### Exercise prompt
Without the pictures, please reproduce only the lines from the one with "Convert this chart to Chart.js code." through the one with "var escalaPosiciones = [-0.85, 0, 0.85];", both included.

### Data for this task
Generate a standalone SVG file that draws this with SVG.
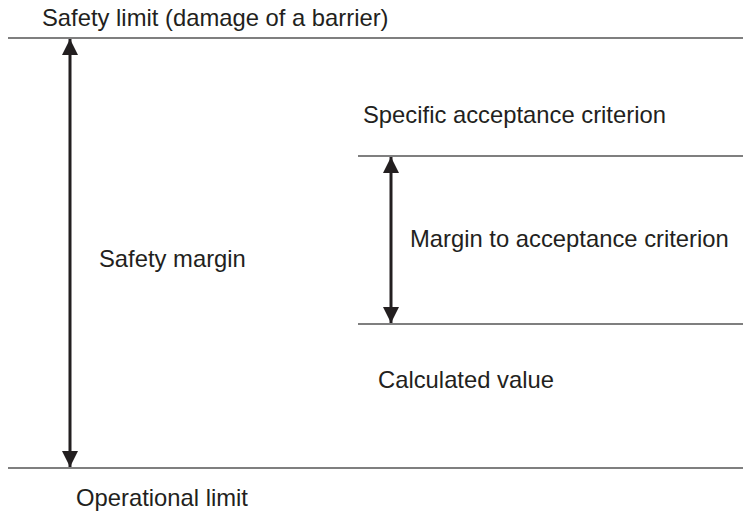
<svg xmlns="http://www.w3.org/2000/svg" width="751" height="512" viewBox="0 0 751 512">
<style>
text{font-family:"Liberation Sans",Arial,sans-serif;font-size:23.8px;fill:#231f20}
.lim{stroke:#555;stroke-width:1.3;fill:none}
.arr{stroke:#231f20;stroke-width:3;fill:none}
</style>
<defs>
<marker id="ah" viewBox="0 0 10 10" refX="10" refY="5" markerWidth="16" markerHeight="16" markerUnits="userSpaceOnUse" orient="auto-start-reverse">
<path d="M0,0 L10,5 L0,10 Z" fill="#231f20"/>
</marker>
</defs>
<g id="connectors">
<line class="lim" x1="8" y1="38" x2="743" y2="38"/>
<line class="lim" x1="8" y1="468" x2="743" y2="468"/>
<line class="lim" x1="358" y1="156" x2="743" y2="156"/>
<line class="lim" x1="358" y1="324" x2="743" y2="324"/>
<line class="arr" x1="70" y1="39" x2="70" y2="467" marker-start="url(#ah)" marker-end="url(#ah)"/>
<line class="arr" x1="391" y1="157" x2="391" y2="323" marker-start="url(#ah)" marker-end="url(#ah)"/>
</g>
<g id="safety-limit"><text x="42" y="26">Safety limit (damage of a barrier)</text></g>
<g id="specific"><text x="363" y="123">Specific acceptance criterion</text></g>
<g id="margin-acc"><text x="410" y="247">Margin to acceptance criterion</text></g>
<g id="safety-margin"><text x="99" y="267">Safety margin</text></g>
<g id="calculated"><text x="378" y="388">Calculated value</text></g>
<g id="operational"><text x="76" y="506">Operational limit</text></g>
</svg>
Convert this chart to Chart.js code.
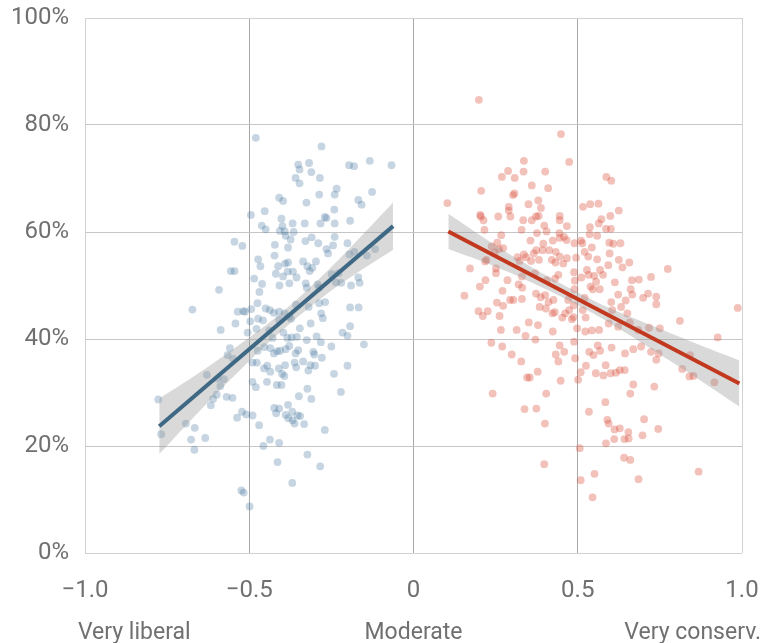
<!DOCTYPE html>
<html>
<head>
<meta charset="utf-8">
<script src="https://cdn.jsdelivr.net/npm/chart.js@4.4.1/dist/chart.umd.min.js"></script>
<style>
  html, body { margin: 0; padding: 0; background: #fff; }
  #wrap { width: 763px; height: 643px; }
</style>
</head>
<body>
<div id="wrap"><canvas id="grafico"></canvas></div>
<script>
// Ideología (-1 muy liberal, 1 muy conservador) vs porcentaje
var xTicks = [-1, -0.5, 0, 0.5, 1];
var xTickLabels = ['\u22121.0', '\u22120.5', '0', '0.5', '1.0'];
var yTicks = [0, 20, 40, 60, 80, 100];
var escalaEtiquetas = ['Very liberal', 'Moderate', 'Very conserv.'];
var escalaPosiciones = [-0.85, 0, 0.85];

// Puntos azules (liberales)
var blueX = [
  -0.480,-0.280,-0.351,-0.318,-0.347,-0.311,-0.196,-0.181,-0.133,-0.067,
  -0.359,-0.347,-0.285,-0.234,-0.240,-0.287,-0.126,-0.409,-0.397,-0.326,
  -0.168,-0.158,-0.241,-0.453,-0.495,-0.402,-0.270,-0.265,-0.193,-0.462,
  -0.450,-0.399,-0.368,-0.331,-0.283,-0.240,-0.407,-0.392,-0.365,-0.389,
  -0.374,-0.329,-0.310,-0.240,-0.545,-0.521,-0.422,-0.290,-0.245,-0.201,
  -0.382,-0.265,-0.260,-0.195,-0.180,-0.142,-0.117,-0.423,-0.473,-0.412,
  -0.391,-0.382,-0.336,-0.297,-0.466,-0.323,-0.308,-0.316,-0.556,-0.545,
  -0.419,-0.397,-0.383,-0.367,-0.356,-0.485,-0.168,-0.249,-0.228,-0.220,
  -0.461,-0.408,-0.378,-0.328,-0.325,-0.190,-0.164,-0.592,-0.469,-0.292,
  -0.287,-0.236,-0.475,-0.287,-0.269,-0.193,-0.167,-0.673,-0.535,-0.518,
  -0.513,-0.494,-0.450,-0.437,-0.425,-0.409,-0.392,-0.358,-0.319,-0.281,
  -0.276,-0.473,-0.542,-0.497,-0.458,-0.409,-0.379,-0.373,-0.346,-0.313,
  -0.587,-0.505,-0.478,-0.439,-0.429,-0.396,-0.384,-0.371,-0.355,-0.325,
  -0.295,-0.282,-0.216,-0.201,-0.193,-0.151,-0.559,-0.566,-0.549,-0.474,
  -0.454,-0.436,-0.425,-0.415,-0.406,-0.389,-0.378,-0.359,-0.351,-0.305,
  -0.302,-0.279,-0.250,-0.629,-0.596,-0.577,-0.588,-0.490,-0.477,-0.455,
  -0.445,-0.436,-0.410,-0.400,-0.393,-0.391,-0.362,-0.357,-0.336,-0.320,
  -0.314,-0.300,-0.242,-0.201,-0.610,-0.599,-0.617,-0.569,-0.551,-0.490,
  -0.480,-0.446,-0.416,-0.402,-0.349,-0.323,-0.311,-0.221,-0.777,-0.693,
  -0.666,-0.677,-0.667,-0.634,-0.768,-0.537,-0.522,-0.509,-0.490,-0.470,
  -0.424,-0.418,-0.409,-0.382,-0.389,-0.381,-0.369,-0.368,-0.362,-0.353,
  -0.345,-0.333,-0.270,-0.437,-0.409,-0.457,-0.323,-0.414,-0.284,-0.369,
  -0.524,-0.517,-0.499
];
var blueY = [
  77.6,76.0,72.6,72.9,71.7,71.2,72.5,72.3,73.3,72.5,
  70.1,69.1,70.1,68.1,67.0,67.0,67.5,66.4,65.8,65.5,
  66.0,65.1,64.2,63.9,63.2,62.5,62.8,62.6,62.1,61.2,
  60.5,61.1,61.6,61.6,61.6,61.6,60.2,60.1,60.0,59.3,
  58.6,58.3,59.0,59.1,58.2,57.4,57.6,57.9,57.5,57.9,
  57.1,56.8,56.0,55.8,56.3,55.6,56.8,55.6,54.9,53.6,
  54.1,54.3,54.5,54.5,53.6,53.6,53.3,52.7,52.7,52.7,
  52.2,51.7,52.6,52.6,51.5,51.3,51.5,52.1,52.3,50.5,
  50.3,50.0,50.4,50.4,49.6,50.0,50.5,49.2,48.8,50.2,
  49.6,50.6,46.7,46.7,46.9,45.9,45.9,45.5,45.1,45.2,
  45.1,45.6,45.7,45.4,44.9,45.1,44.8,46.4,46.0,44.8,
  43.9,43.8,42.9,43.3,43.5,43.6,44.2,43.8,42.0,42.9,
  41.7,41.2,41.9,41.6,40.2,41.2,40.2,40.3,40.4,39.8,
  40.5,39.4,41.2,40.6,42.4,39.0,38.3,37.0,36.3,37.8,
  38.5,38.3,37.3,37.7,37.8,38.1,38.7,37.3,37.9,37.6,
  37.1,36.5,38.6,33.3,32.6,32.5,31.2,35.6,35.6,34.5,
  35.0,33.9,34.5,33.5,33.1,35.1,35.6,34.7,35.8,34.1,
  35.1,35.0,33.5,35.0,28.8,29.6,27.6,29.2,29.0,32.0,
  31.0,32.0,31.4,31.4,29.3,30.7,28.8,30.1,28.7,24.2,
  23.4,21.2,19.3,21.5,22.2,25.3,26.4,25.9,25.7,23.9,
  27.1,26.1,27.0,27.7,25.8,25.2,26.4,24.8,24.2,25.7,
  25.6,24.1,23.0,21.2,20.6,20.0,18.4,17.0,16.2,13.1,
  11.7,11.3,8.7
];

// Puntos rojos (conservadores)
var redX = [
  0.199,0.449,0.474,0.336,0.288,0.335,0.401,0.269,0.308,0.587,
  0.602,0.360,0.410,0.206,0.307,0.303,0.103,0.350,0.380,0.388,
  0.516,0.538,0.563,0.290,0.290,0.625,0.203,0.205,0.213,0.258,
  0.295,0.334,0.360,0.373,0.381,0.445,0.445,0.599,0.572,0.564,
  0.398,0.467,0.537,0.586,0.601,0.216,0.329,0.376,0.405,0.444,
  0.458,0.267,0.445,0.466,0.490,0.510,0.514,0.536,0.559,0.596,
  0.608,0.630,0.255,0.356,0.395,0.424,0.238,0.260,0.273,0.247,
  0.317,0.336,0.366,0.374,0.393,0.413,0.433,0.445,0.467,0.495,
  0.521,0.543,0.532,0.597,0.218,0.222,0.251,0.323,0.343,0.358,
  0.382,0.421,0.432,0.456,0.559,0.593,0.625,0.636,0.657,0.172,
  0.251,0.219,0.286,0.330,0.320,0.370,0.406,0.431,0.441,0.489,
  0.491,0.511,0.528,0.533,0.550,0.556,0.568,0.577,0.613,0.539,
  0.567,0.546,0.665,0.686,0.723,0.774,0.155,0.202,0.271,0.331,
  0.373,0.387,0.401,0.411,0.294,0.304,0.330,0.426,0.490,0.471,
  0.521,0.623,0.646,0.661,0.666,0.699,0.714,0.739,0.254,0.273,
  0.198,0.211,0.226,0.262,0.384,0.403,0.423,0.430,0.462,0.474,
  0.488,0.487,0.482,0.515,0.524,0.602,0.605,0.632,0.651,0.739,
  0.266,0.314,0.351,0.379,0.424,0.453,0.498,0.523,0.543,0.565,
  0.594,0.623,0.658,0.684,0.717,0.750,0.811,0.237,0.270,0.341,
  0.371,0.299,0.328,0.445,0.489,0.459,0.535,0.548,0.561,0.568,
  0.603,0.644,0.669,0.693,0.723,0.746,0.433,0.441,0.492,0.739,
  0.842,0.378,0.346,0.354,0.448,0.501,0.509,0.525,0.555,0.578,
  0.585,0.600,0.616,0.628,0.643,0.818,0.840,0.852,0.916,0.926,
  0.987,0.241,0.404,0.584,0.660,0.669,0.733,0.338,0.374,0.534,
  0.400,0.590,0.594,0.612,0.628,0.654,0.702,0.745,0.586,0.611,
  0.642,0.655,0.697,0.506,0.398,0.641,0.660,0.868,0.551,0.509,
  0.685,0.545
];
var redY = [
  84.7,78.3,73.1,73.3,71.4,71.3,71.3,70.3,70.1,70.3,
  69.6,68.7,68.2,67.7,67.2,66.9,65.4,65.2,65.9,64.5,
  64.7,65.2,65.3,64.7,64.0,64.0,63.2,62.9,62.2,62.9,
  62.9,62.2,62.2,62.9,63.0,63.0,62.2,63.0,62.4,61.6,
  61.2,61.1,60.9,60.6,60.6,60.4,60.4,59.8,60.1,59.8,
  59.1,59.4,58.9,58.5,57.9,58.4,57.9,59.6,59.3,58.0,
  57.8,57.9,58.0,58.4,57.8,58.4,57.3,56.8,57.0,56.2,
  55.3,55.8,56.0,56.6,56.6,56.6,56.3,55.4,55.1,55.2,
  56.3,57.1,55.4,56.0,54.5,54.8,53.2,54.6,55.3,54.6,
  54.8,54.8,54.3,54.1,54.9,53.8,54.8,53.4,54.3,53.2,
  52.3,51.0,51.0,51.7,50.2,52.3,51.0,51.3,52.0,52.5,
  50.9,51.5,52.9,52.0,51.8,50.7,52.9,52.0,50.6,49.8,
  49.3,49.3,51.0,51.1,51.6,53.1,48.1,49.8,49.0,49.6,
  48.5,47.8,48.2,46.9,47.3,47.3,47.5,47.3,49.3,47.3,
  47.7,48.3,47.2,49.3,48.3,47.7,48.5,47.9,46.8,46.2,
  45.2,44.3,45.2,44.3,46.0,45.7,44.8,45.0,44.8,45.4,
  46.3,44.1,43.7,45.4,44.0,46.9,45.4,46.0,44.8,46.5,
  41.7,41.7,43.1,42.6,41.4,44.0,42.0,41.4,41.6,41.7,
  42.9,42.3,43.1,41.7,42.1,42.0,43.4,39.3,38.6,40.6,
  39.9,37.1,35.8,38.8,39.5,37.6,37.6,37.0,38.8,37.8,
  38.4,37.3,38.1,38.6,37.6,37.3,37.1,35.8,36.4,36.1,
  37.0,33.9,32.8,32.8,32.2,32.4,33.8,35.0,33.6,33.2,
  35.1,33.6,33.7,34.2,34.2,34.4,33.0,33.1,31.9,40.3,
  45.8,29.8,29.8,28.2,29.8,31.5,31.1,26.9,27.0,26.4,
  24.2,24.9,24.2,23.1,23.3,22.6,25.0,23.2,20.5,21.3,
  21.3,21.4,22.0,19.6,16.6,17.8,17.4,15.2,14.8,13.6,
  13.8,10.4
];

// Rectas de tendencia (extremos)
var blueLineX = [-0.774, -0.062];
var blueLineY = [23.7, 61.1];
var redLineX = [0.106, 0.992];
var redLineY = [60.1, 31.7];

// Bandas de confianza
var blueBandX = [-0.774, -0.65, -0.5, -0.4, -0.3, -0.2, -0.062];
var blueBandUpper = [28.9, 33.8, 40.3, 45.0, 50.5, 56.6, 65.5];
var blueBandLower = [18.5, 26.6, 35.9, 41.6, 46.7, 51.2, 56.7];
var redBandX = [0.106, 0.25, 0.4, 0.5, 0.6, 0.75, 0.85, 0.992];
var redBandUpper = [63.4, 57.5, 52.0, 48.7, 45.7, 41.9, 39.4, 36.0];
var redBandLower = [56.8, 53.5, 49.4, 46.3, 42.9, 37.1, 33.2, 27.4];

function pares(xs, ys) {
  return xs.map(function(x, i) { return { x: x, y: ys[i] }; });
}

Chart.defaults.font.family = 'Roboto, "Liberation Sans", sans-serif';
Chart.defaults.font.size = 24;
Chart.defaults.color = '#707070';

// Etiquetas de la escala ideológica debajo del eje
var etiquetasEscala = {
  id: 'etiquetasEscala',
  afterDraw: function(chart) {
    var ctx = chart.ctx;
    var xs = chart.scales.x;
    ctx.save();
    ctx.font = '23px Roboto, "Liberation Sans", sans-serif';
    ctx.fillStyle = '#707070';
    ctx.textAlign = 'center';
    ctx.textBaseline = 'middle';
    escalaEtiquetas.forEach(function(t, i) {
      ctx.fillText(t, xs.getPixelForValue(escalaPosiciones[i]), xs.bottom - 10);
    });
    ctx.restore();
  }
};

var bandaGris = 'rgba(150, 150, 150, 0.36)';
var ctx = document.getElementById('grafico').getContext('2d');
var chart = new Chart(ctx, {
  type: 'scatter',
  data: {
    datasets: [
      {
        type: 'line', data: pares(blueLineX, blueLineY), borderColor: '#3f6884',
        borderWidth: 4, pointRadius: 0, fill: false, order: 0
      },
      {
        type: 'line', data: pares(redLineX, redLineY), borderColor: '#c2391f',
        borderWidth: 4, pointRadius: 0, fill: false, order: 0
      },
      {
        type: 'line', data: pares(blueBandX, blueBandUpper), borderWidth: 0,
        borderColor: 'rgba(0,0,0,0)', backgroundColor: bandaGris, pointRadius: 0,
        tension: 0.4, fill: '+1', order: 1
      },
      {
        type: 'line', data: pares(blueBandX, blueBandLower), borderWidth: 0,
        borderColor: 'rgba(0,0,0,0)', pointRadius: 0, tension: 0.4, fill: false, order: 1
      },
      {
        type: 'line', data: pares(redBandX, redBandUpper), borderWidth: 0,
        borderColor: 'rgba(0,0,0,0)', backgroundColor: bandaGris, pointRadius: 0,
        tension: 0.4, fill: '+1', order: 1
      },
      {
        type: 'line', data: pares(redBandX, redBandLower), borderWidth: 0,
        borderColor: 'rgba(0,0,0,0)', pointRadius: 0, tension: 0.4, fill: false, order: 1
      },
      {
        data: pares(blueX, blueY), backgroundColor: 'rgba(60, 110, 150, 0.29)',
        borderWidth: 0, pointRadius: 3.9, order: 2
      },
      {
        data: pares(redX, redY), backgroundColor: 'rgba(218, 78, 58, 0.35)',
        borderWidth: 0, pointRadius: 3.9, order: 2
      }
    ]
  },
  options: {
    responsive: true,
    maintainAspectRatio: false,
    animation: false,
    events: [],
    layout: { padding: { top: 18, right: 21, left: 0, bottom: 0 } },
    scales: {
      x: {
        type: 'linear', min: -1, max: 1,
        afterBuildTicks: function(scale) {
          scale.ticks = xTicks.map(function(v) { return { value: v }; });
        },
        afterFit: function(scale) {
          scale.height = 90;
          scale.paddingLeft = 0;
          scale.paddingRight = 0;
        },
        ticks: {
          padding: 24,
          callback: function(v) { return xTickLabels[xTicks.indexOf(v)]; }
        },
        grid: {
          drawTicks: false,
          lineWidth: 1,
          color: function(c) {
            var v = c.tick ? c.tick.value : null;
            return (v === -1 || v === 1) ? '#d2d2d2' : '#a8a8a8';
          }
        },
        border: { display: false }
      },
      y: {
        min: 0, max: 100,
        afterBuildTicks: function(scale) {
          scale.ticks = yTicks.map(function(v) { return { value: v }; });
        },
        afterFit: function(scale) {
          scale.width = 85;
          scale.paddingTop = 0;
          scale.paddingBottom = 0;
        },
        ticks: {
          padding: 16,
          callback: function(v) { return v + '%'; }
        },
        grid: {
          drawTicks: false, lineWidth: 1,
          color: function(c) {
            var v = c.tick ? c.tick.value : null;
            return (v === 0 || v === 100) ? '#d2d2d2' : '#c6c6c6';
          }
        },
        border: { display: false }
      }
    },
    plugins: {
      legend: { display: false },
      tooltip: { enabled: false },
      title: { display: false }
    }
  },
  plugins: [etiquetasEscala]
});
</script>
</body>
</html>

### Written reply
Convert this chart to Chart.js code.
<!DOCTYPE html>
<html>
<head>
<meta charset="utf-8">
<script src="https://cdn.jsdelivr.net/npm/chart.js@4.4.1/dist/chart.umd.min.js"></script>
<style>
  html, body { margin: 0; padding: 0; background: #fff; }
  #wrap { width: 763px; height: 643px; }
</style>
</head>
<body>
<div id="wrap"><canvas id="grafico"></canvas></div>
<script>
// Ideología (-1 muy liberal, 1 muy conservador) vs porcentaje
var xTicks = [-1, -0.5, 0, 0.5, 1];
var xTickLabels = ['\u22121.0', '\u22120.5', '0', '0.5', '1.0'];
var yTicks = [0, 20, 40, 60, 80, 100];
var escalaEtiquetas = ['Very liberal', 'Moderate', 'Very conserv.'];
var escalaPosiciones = [-0.85, 0, 0.85];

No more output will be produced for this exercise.